The Harrisburg Seven were a group of religious anti-war activists, led by Philip Berrigan, charged in 1971 in a failed conspiracy case in the United States District Court for the Middle District of Pennsylvania, located in Harrisburg. The seven were Phillip Berrigan, Elizabeth McAlister, Rev. Neil McLaughlin, Rev. Joseph Wenderoth, Eqbal Ahmad, Anthony Scoblick, and Mary Cain Scoblick.

The group was unsuccessfully prosecuted for alleged criminal plots during the Vietnam War era. Six of the seven were Roman Catholic nuns or priests. The seventh, Eqbal Ahmad, was a Pakistani journalist, American-trained political scientist, and self-described odd man out of the group. Haverford College physics professor William C. Davidon, the mastermind of the Media FBI burglary, was named as an unindicted co-conspirator in the case. In 1970, the group attracted government attention when Berrigan, then imprisoned, and McAlister were caught trading letters that alluded to kidnapping National Security Advisor Henry Kissinger and blowing up steam tunnels.

==Background==
The defendants stood accused of conspiring to raid federal offices, to bomb government property, and to kidnap Kissinger.

Father Berrigan was serving time in the Lewisburg Federal Penitentiary, in central Pennsylvania. Boyd Douglas, who eventually would become an FBI informant and star prosecution witness, was a fellow inmate. Douglas was on a work-release at the library at nearby Bucknell University. Douglas used his connection with Berrigan to convince some students at Bucknell that he was an anti-war activist, telling some that he was serving time for anti-war activities. In fact, he was in prison for check forgery. In the course of the investigation the government resorted to unauthorized and illegal wiretapping.

Douglas set up a mail drop and persuaded students to transcribe letters intended for Berrigan into his school notebooks to smuggle into the prison. They were later called, unwillingly, as government witnesses. Douglas was the chief prosecution witness. Librarian Zoia Horn was jailed for nearly three weeks for refusing to testify for the prosecution on the grounds that her forced testimony would threaten intellectual and academic freedom. She was the first United States librarian to be jailed for refusing to share information as a matter of conscience.

==The trial==
U.S. attorneys obtained an indictment charging the Harrisburg Seven with conspiracy to kidnap Kissinger and to bomb steam tunnels. They filed the case in Harrisburg, Pennsylvania, seat of the Middle District. Activist attorney and former Attorney General Ramsey Clark led the defense team for their trial during the spring months of 1972. Unconventionally, he did not call any witnesses in his clients' defense, including the defendants themselves. He reasoned that the jury was sympathetic to his Catholic clients and that that sympathy would be ruined by their testimony that they'd burned their draft cards. After nearly 60 hours of deliberations, the jury remained hung and the defendants were freed.
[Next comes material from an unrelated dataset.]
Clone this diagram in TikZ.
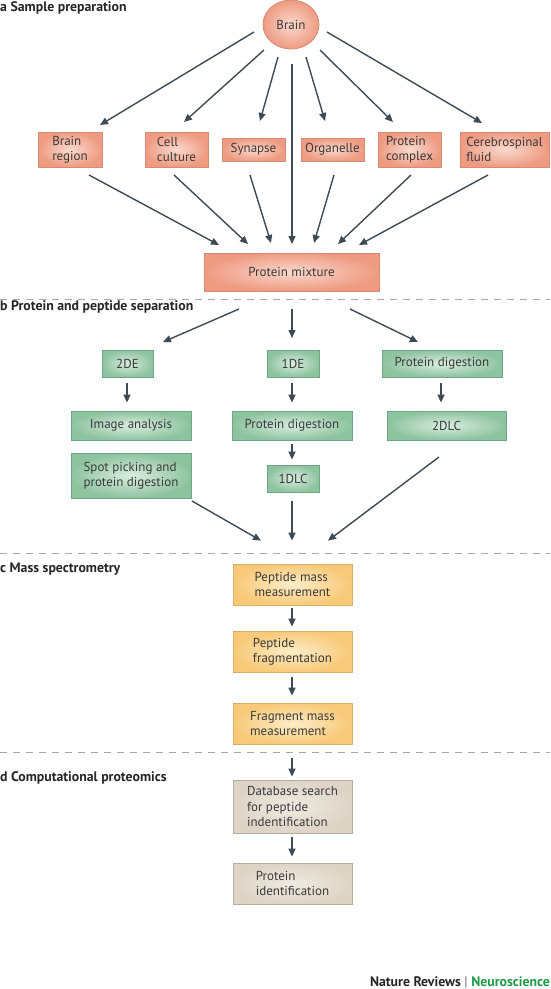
\documentclass[tikz,border=0pt]{standalone}
\usepackage{fontspec}
\setmainfont{PT Sans}
\usetikzlibrary{calc,arrows.meta,shapes.geometric}
\definecolor{arrc}{HTML}{3E4A54}
\definecolor{txtc}{HTML}{3A3A3A}
\definecolor{salO}{HTML}{EE9B82}
\definecolor{salI}{HTML}{FAD9CC}
\definecolor{salB}{HTML}{D88A72}
\definecolor{grnO}{HTML}{8EC3A0}
\definecolor{grnI}{HTML}{D8EDDF}
\definecolor{grnB}{HTML}{6FA585}
\definecolor{ylwO}{HTML}{F8C978}
\definecolor{ylwI}{HTML}{FDEDC8}
\definecolor{ylwB}{HTML}{D8AE68}
\definecolor{gryO}{HTML}{DDD4C6}
\definecolor{gryI}{HTML}{EFEAE2}
\definecolor{gryB}{HTML}{B5ACA0}
\definecolor{dashc}{HTML}{A8A8A8}
\definecolor{nrgreen}{HTML}{1E9B4A}
\tikzset{
  x=1pt,y=-1pt,
  box/.style={rectangle,inner sep=0pt,align=left,text=txtc,
    font=\fontsize{13}{15.3}\selectfont,line width=0.8pt},
  salbox/.style={box,draw=salB,shading=radial,inner color=salI,outer color=salO},
  grnbox/.style={box,draw=grnB,shading=radial,inner color=grnI,outer color=grnO},
  ylwbox/.style={box,draw=ylwB,shading=radial,inner color=ylwI,outer color=ylwO},
  grybox/.style={box,draw=gryB,shading=radial,inner color=gryI,outer color=gryO},
  arr/.style={draw=arrc,line width=1.4pt,-{Triangle[length=8pt,width=7pt]}},
  sep/.style={draw=dashc,line width=0.8pt,dash pattern=on 7pt off 6pt},
  ttl/.style={anchor=west,inner sep=0pt,text=black!85,font=\fontsize{13.8}{16}\selectfont\bfseries},
}
\begin{document}
\begin{tikzpicture}
\useasboundingbox (0,0) rectangle (550,989);
% separators
\coordinate (s1l) at (0,299); \coordinate (s1r) at (550,299);
\coordinate (s2l) at (0,553); \coordinate (s2r) at (550,553);
\coordinate (s3l) at (0,752); \coordinate (s3r) at (550,752);
\draw[sep] (s1l) -- (s1r);
\draw[sep] (s2l) -- (s2r);
\draw[sep] (s3l) -- (s3r);
% titles
\node[ttl] (ta) at (0,7.5) {a Sample preparation};
\node[ttl] (tb) at (0,307) {b Protein and peptide separation};
\node[ttl] (tc) at (0,569) {c Mass spectrometry};
\node[ttl] (td) at (0,778) {d Computational proteomics};
% section a
\node[salbox,ellipse,minimum width=56pt,minimum height=49pt] (brain) at (291,24.5) {Brain};
\node[salbox,minimum width=64pt,minimum height=35pt] (bregion) at (70,149.5) {Brain\\region};
\node[salbox,minimum width=63pt,minimum height=35pt] (cellc) at (176.5,149.5) {Cell\\culture};
\node[salbox,minimum width=63pt,minimum height=23pt] (syn) at (253.5,149.5) {Synapse};
\node[salbox,minimum width=63pt,minimum height=23pt] (org) at (332.5,149.5) {Organelle};
\node[salbox,minimum width=63pt,minimum height=35pt] (pcomp) at (409.5,149.5) {Protein\\complex};
\node[salbox,minimum width=89pt,minimum height=35pt] (csf) at (504.5,149.5) {Cerebrospinal\\fluid};
\node[salbox,minimum width=175pt,minimum height=38pt] (pmix) at (291.5,272) {Protein mixture};
\draw[arr] ($(brain)+(-37,7.5)$) -- ($(bregion)+(30,-24.5)$);
\draw[arr] ($(brain)+(-27,25.5)$) -- ($(cellc)+(7.5,-27.5)$);
\draw[arr] ($(brain)+(-13,32.5)$) -- ($(syn)+(6.5,-28.5)$);
\draw[arr] ($(brain)+(1,39.5)$) -- ($(pmix)+(0.5,-28)$);
\draw[arr] ($(brain)+(15,32.5)$) -- ($(org)+(-7.5,-28.5)$);
\draw[arr] ($(brain)+(29,25.5)$) -- ($(pcomp)+(-16.5,-27.5)$);
\draw[arr] ($(brain)+(36,7.5)$) -- ($(csf)+(-22.5,-26.5)$);
\draw[arr] ($(bregion)+(19,25.5)$) -- ($(pmix)+(-72.5,-27)$);
\draw[arr] ($(cellc)+(-2.5,25.5)$) -- ($(pmix)+(-43.5,-28)$);
\draw[arr] ($(syn)+(-3.5,25.5)$) -- ($(pmix)+(-20.5,-29)$);
\draw[arr] ($(org)+(1.5,25.5)$) -- ($(pmix)+(22.5,-29)$);
\draw[arr] ($(pcomp)+(1.5,25.5)$) -- ($(pmix)+(46.5,-28)$);
\draw[arr] ($(csf)+(-16.5,25.5)$) -- ($(pmix)+(67.5,-27)$);
% section b
\node[grnbox,minimum width=51pt,minimum height=27pt] (de2) at (127.5,363.5) {2DE};
\node[grnbox,minimum width=52pt,minimum height=27pt] (de1) at (293,363.5) {1DE};
\node[grnbox,minimum width=120pt,minimum height=27pt] (pdig1) at (442,363.5) {Protein digestion};
\node[grnbox,minimum width=120pt,minimum height=29pt] (imgan) at (131,425.5) {Image analysis};
\node[grnbox,minimum width=120pt,minimum height=29pt] (pdig2) at (292,425.5) {Protein digestion};
\node[grnbox,minimum width=119pt,minimum height=29pt] (dlc2) at (446.5,425.5) {2DLC};
\node[grnbox,minimum width=120pt,minimum height=45pt] (spot) at (131,475.5) {Spot picking and\\protein digestion};
\node[grnbox,minimum width=52pt,minimum height=27pt] (dlc1) at (293,478.5) {1DLC};
\draw[arr] ($(pmix)+(-52.5,37)$) -- ($(de2)+(35.5,-21.5)$);
\draw[arr] ($(pmix)+(0.5,37)$) -- ($(de1)+(-1,-25.5)$);
\draw[arr] ($(pmix)+(58.5,37)$) -- ($(pdig1)+(-24,-21.5)$);
\draw[arr] ($(de2.south)+(-0.5,6)$) -- ($(de2.south |- imgan.north)+(-0.5,-8)$);
\draw[arr] ($(de1.south)+(-1,6)$) -- ($(de1.south |- pdig2.north)+(-1,-8)$);
\draw[arr] ($(pdig1.south)+(-1,6)$) -- ($(pdig1.south |- dlc2.north)+(-1,-8)$);
\draw[arr] ($(pdig2.south)+(0,4)$) -- ($(pdig2.south |- dlc1.north)+(0,-5)$);
% section c
\node[ylwbox,minimum width=119pt,minimum height=41pt] (pmm) at (292.5,584.5) {Peptide mass\\measurement};
\node[ylwbox,minimum width=119pt,minimum height=41pt] (pfrag) at (292.5,651.5) {Peptide\\fragmentation};
\node[ylwbox,minimum width=119pt,minimum height=41pt] (fmm) at (292.5,723.5) {Fragment mass\\measurement};
\draw[arr] ($(spot)+(61,25.5)$) -- ($(pmm.north)+(-31.5,-23)$);
\draw[arr] ($(dlc1)+(-1,22.5)$) -- ($(pmm.north)+(-0.5,-23)$);
\draw[arr] ($(dlc2)+(-7.5,31.5)$) -- ($(pmm.north)+(35.5,-23)$);
\draw[arr] ($(pmm.south)+(-0.5,3)$) -- ($(pfrag.north)+(-0.5,-4)$);
\draw[arr] ($(pfrag.south)+(-0.5,5)$) -- ($(fmm.north)+(-0.5,-7)$);
% section d
\node[grybox,minimum width=119pt,minimum height=53pt] (db) at (292.5,806.5) {Database search\\for peptide\\indentification};
\node[grybox,minimum width=119pt,minimum height=41pt] (pid) at (292.5,883.5) {Protein\\identification};
\draw[arr] ($(fmm.south)+(-0.5,14)$) -- ($(db.north)+(-0.5,-3)$);
\draw[arr] ($(db.south)+(-0.5,4)$) -- ($(pid.north)+(-0.5,-6)$);
% footer
\node[anchor=east,inner sep=0pt,font=\fontsize{13.8}{16}\selectfont\bfseries] (foot) at (550,982)
  {\textcolor{black!85}{Nature Reviews} \textcolor{black!60}{\fontseries{m}\selectfont|} \textcolor{nrgreen}{Neuroscience}};
\end{tikzpicture}
\end{document}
Douglas testified that he transmitted transcribed letters between the defendants, which the prosecution used as evidence of a conspiracy among them. Several of Douglas' former girlfriends testified at the trial that he acted not just as an informer, but also as a catalyst and agent provocateur for the group's plans.

There were minor convictions for a few of the defendants, based on smuggling mail into the prison; most of those were overturned on appeal.

The trial gained some notoriety for the use of scientific jury selection – use of demographic factors to identify unfavorable jurors – to keep the defendants from being convicted.